Frances Kissling, president of Catholics for a Free Choice, a group that supports abortion rights, said Levada's defense was an example of how, "if something will cost the bishops money, they will use any argument whatsoever - like any other corporate entity - that will get them off the hook. It's a disgrace." Levada was on vacation and unavailable to comment on the controversial legal stance, but the attorney who came up with it, Richard J. Kuhn, said he wrote Levada's answer to the complaint strictly from a "common sense" legal perspective, without regard to Catholic teachings.

However, Kuhn, an outside attorney who was hired by the archdiocese to handle the case, questions whether Levada ever saw the document. "I doubt that the archbishop would have gotten a copy of the pleading," he said.

He said his best recollection about the proceeding was that he worked exclusively with the risk-management department for the Archdiocese of Portland.

Kuhn said the defense he raised was probably based on his suspicion that Collopy got pregnant to keep Uribe out of the priesthood. "The archbishop shouldn't be criticized for something I did that didn't have anything to do with Catholic doctrine," Kuhn said. "It would be a different story if we sat down together and said, 'Let's do this.' "

The Portland archdiocese also doubts that Levada was closely involved. "We understand that the attorney handling the case did not speak with Archbishop Levada on this issue, and that the archbishop had no input," said Bud Bunce, the archdiocese's director of communication. But the fact that Levada may not have approved a legal argument filed under his name troubled some.

"Whether a bishop likes it or not, he has ultimate responsibility for a legal argument made on his behalf or upon behalf of his diocese," said the Rev. Richard McBrien, a theology professor at the University of Notre Dame. "Archbishop Levada would have - or certainly should have - known what his lawyers were arguing on his behalf."

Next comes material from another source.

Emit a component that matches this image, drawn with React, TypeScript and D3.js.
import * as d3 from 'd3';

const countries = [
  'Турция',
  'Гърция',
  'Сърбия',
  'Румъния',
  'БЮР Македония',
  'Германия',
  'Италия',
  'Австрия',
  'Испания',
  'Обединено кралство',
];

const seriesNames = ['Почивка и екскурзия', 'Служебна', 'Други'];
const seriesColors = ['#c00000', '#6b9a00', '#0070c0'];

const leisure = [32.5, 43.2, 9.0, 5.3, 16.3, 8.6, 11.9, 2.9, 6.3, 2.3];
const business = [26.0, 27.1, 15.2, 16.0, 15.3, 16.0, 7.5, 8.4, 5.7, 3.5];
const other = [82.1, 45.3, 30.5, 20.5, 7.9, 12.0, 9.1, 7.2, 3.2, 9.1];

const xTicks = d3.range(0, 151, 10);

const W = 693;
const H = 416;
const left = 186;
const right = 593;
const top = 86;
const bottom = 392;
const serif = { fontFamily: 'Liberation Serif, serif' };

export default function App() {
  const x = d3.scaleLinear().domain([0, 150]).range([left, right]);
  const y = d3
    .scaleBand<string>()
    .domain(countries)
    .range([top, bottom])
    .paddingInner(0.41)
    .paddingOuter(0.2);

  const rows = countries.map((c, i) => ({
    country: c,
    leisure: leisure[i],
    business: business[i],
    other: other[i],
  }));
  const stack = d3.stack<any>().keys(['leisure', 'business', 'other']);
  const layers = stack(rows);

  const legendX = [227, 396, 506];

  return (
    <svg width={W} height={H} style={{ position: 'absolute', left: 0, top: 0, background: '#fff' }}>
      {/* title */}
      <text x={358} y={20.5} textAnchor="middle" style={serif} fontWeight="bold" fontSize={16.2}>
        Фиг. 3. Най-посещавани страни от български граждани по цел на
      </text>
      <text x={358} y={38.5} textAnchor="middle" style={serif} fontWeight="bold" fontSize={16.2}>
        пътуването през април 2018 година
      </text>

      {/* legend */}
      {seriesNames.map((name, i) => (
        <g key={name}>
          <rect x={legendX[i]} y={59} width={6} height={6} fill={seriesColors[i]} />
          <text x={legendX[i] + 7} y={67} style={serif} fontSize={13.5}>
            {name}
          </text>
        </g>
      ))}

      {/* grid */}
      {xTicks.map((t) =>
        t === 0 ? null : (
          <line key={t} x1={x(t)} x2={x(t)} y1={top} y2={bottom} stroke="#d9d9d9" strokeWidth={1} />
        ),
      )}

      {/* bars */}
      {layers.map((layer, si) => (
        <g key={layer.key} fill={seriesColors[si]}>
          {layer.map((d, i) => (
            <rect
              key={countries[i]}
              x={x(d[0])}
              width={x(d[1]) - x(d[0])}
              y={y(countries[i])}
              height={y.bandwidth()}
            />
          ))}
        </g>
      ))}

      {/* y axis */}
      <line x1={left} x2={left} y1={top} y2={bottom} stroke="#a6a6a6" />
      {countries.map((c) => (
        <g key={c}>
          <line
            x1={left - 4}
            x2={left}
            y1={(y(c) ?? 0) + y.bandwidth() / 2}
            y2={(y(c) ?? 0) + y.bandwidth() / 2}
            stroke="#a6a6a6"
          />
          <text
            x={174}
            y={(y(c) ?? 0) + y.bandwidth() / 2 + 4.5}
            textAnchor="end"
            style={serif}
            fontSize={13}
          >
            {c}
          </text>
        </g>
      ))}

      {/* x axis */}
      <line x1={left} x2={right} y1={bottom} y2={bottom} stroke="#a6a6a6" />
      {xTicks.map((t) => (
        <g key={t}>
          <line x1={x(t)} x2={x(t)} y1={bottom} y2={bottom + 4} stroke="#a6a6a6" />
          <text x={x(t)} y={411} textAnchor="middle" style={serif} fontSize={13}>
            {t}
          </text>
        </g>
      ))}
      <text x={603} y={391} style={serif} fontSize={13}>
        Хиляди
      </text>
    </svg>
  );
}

But among the archbishop's defenders is William Shea, director for the Center for Religion, Ethics and Culture at the College of the Holy Cross. He said it would be impossible for Levada to review each legal document, and if the defense motion wasn't approved by him, the mistake was not "earthshaking." "This is not a big deal," Shea said. "It's a slip. It shouldn't have happened, and once it is called to their attention, it won't again."

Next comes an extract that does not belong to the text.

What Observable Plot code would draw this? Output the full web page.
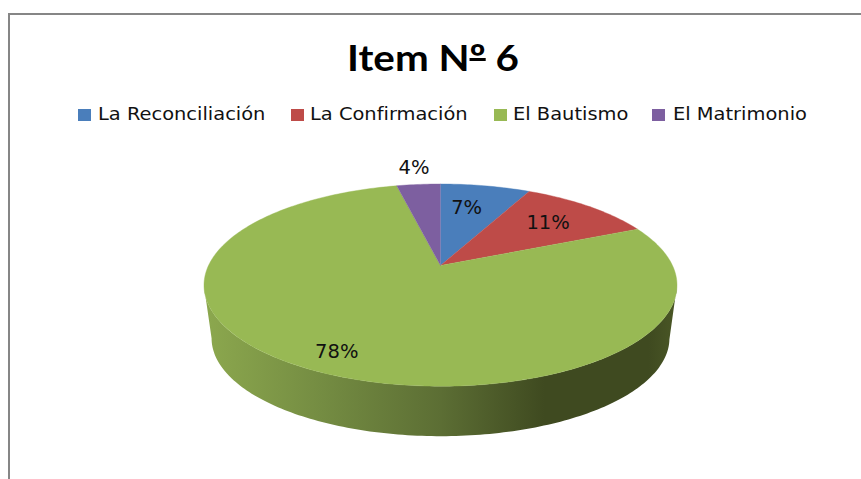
<!DOCTYPE html>
<html lang="es">
<head>
<meta charset="utf-8">
<script src="https://cdn.jsdelivr.net/npm/d3@7"></script>
<script src="https://cdn.jsdelivr.net/npm/@observablehq/plot@0.6"></script>
<style>
  html, body { margin: 0; padding: 0; background: #fff; width: 861px; height: 479px; overflow: hidden; }
  #frame { position: absolute; left: 8px; top: 13px; width: 1000px; height: 800px; border: 2px solid #868686; box-sizing: border-box; }
  #title { position: absolute; left: 233px; width: 400px; top: 32px; text-align: center; font: 700 36.5px/50px Lato, sans-serif; color: #000; transform: scaleX(1.105); }
  #title span { text-decoration: underline; text-decoration-thickness: 2.5px; text-underline-offset: -13px; text-decoration-skip-ink: none; }
  .item { position: absolute; top: 102px; height: 24px; font: 18.5px/24px "DejaVu Sans", sans-serif; color: #111; white-space: nowrap; transform-origin: left center; transform: scaleX(1.05); }
  .sw { position: absolute; top: 109px; width: 13px; height: 12px; }
  #chart { position: absolute; left: 0; top: 130px; }
  svg { display: block; }
</style>
</head>
<body>
<div id="frame"></div>
<div id="title"></div>
<div id="legend"></div>
<div id="chart"></div>
<script>
const titleMain = "Item N";
const titleOrdinal = "º";
const titleEnd = " 6";
const categories = ["La Reconciliación", "La Confirmación", "El Bautismo", "El Matrimonio"];
const values = [7.4, 11.0, 78.0, 3.6];
const colors = ["#4a7ebb", "#be4b48", "#98b954", "#7d5fa0"];

// layout only
const legendX = [78, 291, 494, 652];
const legendTextX = [98, 310, 513, 673];
const labelRadius = [0.686, 0.70, 0.85, 1.26];
const labelNudge = [-2.6, 0, 0, 0];  // degrees
const p = 0.194;                     // perspective of the tilted disc
const wallScale = 0.968, wallDrop = 0.553;

const legend = document.getElementById("legend");
categories.forEach((c, i) => {
  const s = document.createElement("div");
  s.className = "sw"; s.style.left = legendX[i] + "px"; s.style.background = colors[i];
  const t = document.createElement("div");
  t.className = "item"; t.style.left = legendTextX[i] + "px"; t.textContent = c;
  legend.append(s, t);
});
const titleEl = document.getElementById("title");
const ord = document.createElement("span");
ord.textContent = titleOrdinal;
titleEl.append(titleMain, ord, titleEnd);

const rad = d => d * Math.PI / 180;
const project = (deg, r = 1, scale = 1, drop = 0) => {
  const X = r * Math.sin(rad(deg)), Y = r * Math.cos(rad(deg));
  const w = 1 + p * Y;
  return {x: scale * X / w, y: scale * Y / w - drop};
};

const total = d3.sum(values);
let acc = 0;
const slices = categories.map((name, i) => {
  const a0 = acc / total * 360;
  acc += values[i];
  return {name, value: values[i], a0, a1: acc / total * 360, i};
});

const slicePts = slices.flatMap(s => {
  const n = Math.max(4, Math.ceil(s.a1 - s.a0));
  const pts = [{name: s.name, ...project(0, 0)}];
  for (let k = 0; k <= n; k++) pts.push({name: s.name, ...project(s.a0 + (s.a1 - s.a0) * k / n)});
  return pts;
});

const silhouette = Math.acos(-p) * 180 / Math.PI;
const wallPts = [];
for (let a = silhouette; a <= 360 - silhouette; a += 1) wallPts.push(project(a));
for (let a = 360 - silhouette; a >= silhouette; a -= 1) wallPts.push(project(a, 1, wallScale, wallDrop));

const labels = slices.map((s, i) => ({
  text: Math.round(s.value) + "%",
  ...project((s.a0 + s.a1) / 2 + labelNudge[i], labelRadius[i])
}));

const gradient = () => {
  const defs = d3.create("svg:defs");
  const g = defs.append("linearGradient").attr("id", "wallGrad").attr("x1", 0).attr("x2", 1).attr("y1", 0).attr("y2", 0);
  [[0, "#8ca84e"], [0.25, "#748c42"], [0.5, "#5c6e34"], [0.72, "#3f4a20"], [0.94, "#3f4a20"], [1, "#4a5726"]]
    .forEach(([o, c]) => g.append("stop").attr("offset", o).attr("stop-color", c));
  return defs.node();
};

const cx = 440, cy = 265 - 130, g = 232, h = 97.3;
const plot = Plot.plot({
  width: 861,
  height: 349,
  margin: 0,
  x: {domain: [-1, 1], range: [cx - g, cx + g], axis: null},
  y: {domain: [-1, 1], range: [cy + h, cy - h], axis: null},
  color: {domain: categories, range: colors},
  marks: [
    gradient,
    Plot.line(wallPts, {x: "x", y: "y", fill: "url(#wallGrad)", stroke: null}),
    Plot.line(slicePts, {x: "x", y: "y", z: "name", fill: "name", stroke: "name", strokeWidth: 0.4}),
    Plot.text(labels, {x: "x", y: "y", text: "text", fontSize: 19.5, fontFamily: "DejaVu Sans", fill: "#111"})
  ]
});
document.getElementById("chart").append(plot);
</script>
</body>
</html>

Collopy's lawsuit against the Archdiocese of Portland was dropped in 1994 when the Denver Province of the Redemptorists, a religious order that ordained Uribe that same year, agreed to pay $215 a month in child support if Collopy stopped the legal action and signed a confidentiality agreement.

In July, after having earlier battled Collopy in court when she asked for additional child support, the Redemptorists announced that they would provide more support to her son.